A good criminal defense attorney not only tries to win the trial in front of the jury but works to preserve any legal issues for appeal. In North Carolina, this can be tricky.
Under North Carolina law, it is not sufficient to file a written motion to suppress evidence and then litigate that at a pretrial motion hearing. The attorney must also make an on-the-record objection at the time the evidence is offered into evidence in front of the jury. If the attorney fails to do this, then the defendant will be held to have waived appeal of this issue.
The fact that this is a common mistake by criminal defense attorneys is illustrated by two opinions handed down on the same day, February 21, 2017, by the North Carolina Court of Appeals. In State v. Gullette, the defense attorney had moved to suppress an out-of-court photo identification of the defendant on the grounds that it was unfairly suggestive and was obtained in violation of a new state statute. However, after the court ruled against the defense during a pretrial hearing, the defense attorney failed to object to this evidence when it was offered into evidence during the trial. The Court of Appeals rejected appellate review of the issue because the defendant failed to preserve the issue.

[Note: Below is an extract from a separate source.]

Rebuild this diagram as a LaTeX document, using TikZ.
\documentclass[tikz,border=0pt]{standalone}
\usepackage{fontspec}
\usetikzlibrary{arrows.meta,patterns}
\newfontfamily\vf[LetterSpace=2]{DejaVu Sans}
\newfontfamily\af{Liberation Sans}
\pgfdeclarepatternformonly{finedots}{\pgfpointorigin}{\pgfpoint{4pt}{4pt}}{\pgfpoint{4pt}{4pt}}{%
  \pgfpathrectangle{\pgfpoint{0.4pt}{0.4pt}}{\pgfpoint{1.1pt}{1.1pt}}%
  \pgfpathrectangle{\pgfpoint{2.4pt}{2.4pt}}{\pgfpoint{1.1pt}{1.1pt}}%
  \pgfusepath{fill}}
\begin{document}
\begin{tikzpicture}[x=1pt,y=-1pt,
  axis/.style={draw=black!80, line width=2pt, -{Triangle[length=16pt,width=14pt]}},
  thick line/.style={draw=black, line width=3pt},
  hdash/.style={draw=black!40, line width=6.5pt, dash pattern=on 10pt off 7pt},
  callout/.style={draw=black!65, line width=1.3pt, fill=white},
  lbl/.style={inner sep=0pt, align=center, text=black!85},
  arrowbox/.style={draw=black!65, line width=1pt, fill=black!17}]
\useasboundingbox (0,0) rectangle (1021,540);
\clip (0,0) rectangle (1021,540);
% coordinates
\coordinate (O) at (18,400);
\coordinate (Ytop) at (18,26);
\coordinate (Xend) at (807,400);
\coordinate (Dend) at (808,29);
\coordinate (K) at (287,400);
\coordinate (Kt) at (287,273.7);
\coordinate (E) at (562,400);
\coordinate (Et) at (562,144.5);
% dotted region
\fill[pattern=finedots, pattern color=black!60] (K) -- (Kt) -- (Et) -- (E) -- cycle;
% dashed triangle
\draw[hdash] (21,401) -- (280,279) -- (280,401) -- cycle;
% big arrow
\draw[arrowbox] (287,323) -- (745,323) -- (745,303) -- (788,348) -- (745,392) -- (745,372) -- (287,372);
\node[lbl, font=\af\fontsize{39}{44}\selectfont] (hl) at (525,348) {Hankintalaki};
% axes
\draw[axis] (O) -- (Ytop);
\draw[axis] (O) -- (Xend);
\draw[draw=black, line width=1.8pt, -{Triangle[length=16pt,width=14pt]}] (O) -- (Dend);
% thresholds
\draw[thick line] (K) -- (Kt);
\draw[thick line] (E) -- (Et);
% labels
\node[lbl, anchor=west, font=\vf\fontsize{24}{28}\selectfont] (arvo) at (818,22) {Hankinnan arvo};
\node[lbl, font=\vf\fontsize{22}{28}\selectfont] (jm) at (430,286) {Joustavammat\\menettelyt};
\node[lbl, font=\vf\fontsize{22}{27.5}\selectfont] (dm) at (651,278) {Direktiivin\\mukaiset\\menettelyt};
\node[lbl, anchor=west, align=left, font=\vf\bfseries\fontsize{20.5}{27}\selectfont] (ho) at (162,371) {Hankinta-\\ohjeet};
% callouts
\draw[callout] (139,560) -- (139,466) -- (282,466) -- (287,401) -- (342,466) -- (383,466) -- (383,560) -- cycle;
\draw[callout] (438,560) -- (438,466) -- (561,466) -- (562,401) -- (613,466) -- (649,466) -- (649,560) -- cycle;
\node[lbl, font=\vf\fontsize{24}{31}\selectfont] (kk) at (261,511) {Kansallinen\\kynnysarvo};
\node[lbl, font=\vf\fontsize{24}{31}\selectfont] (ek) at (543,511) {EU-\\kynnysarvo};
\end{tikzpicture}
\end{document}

Similarly, in State v. China, the defense attorney had filed a pretrial motion to exclude evidence of the defendant’s recent release from prison. He had also objected during trial to the State’s stated intention to elicit such evidence from a witness. However, he did not object when the prosecutor asked the witness questions which elicited the testimony about the defendant being in prison. Therefore, the Court of Appeals held that the defense had failed to preserve this issue for appellate review and dismissed the defendant’s appeal of that issue.
The moral of the story: a criminal defense attorney in North Carolina must timely object to admission of evidence before trial, but if the judge denies the motion, must also object again when the evidence is offered into evidence in front of the jury. Otherwise, there will be no ability to pursue that issue on appeal.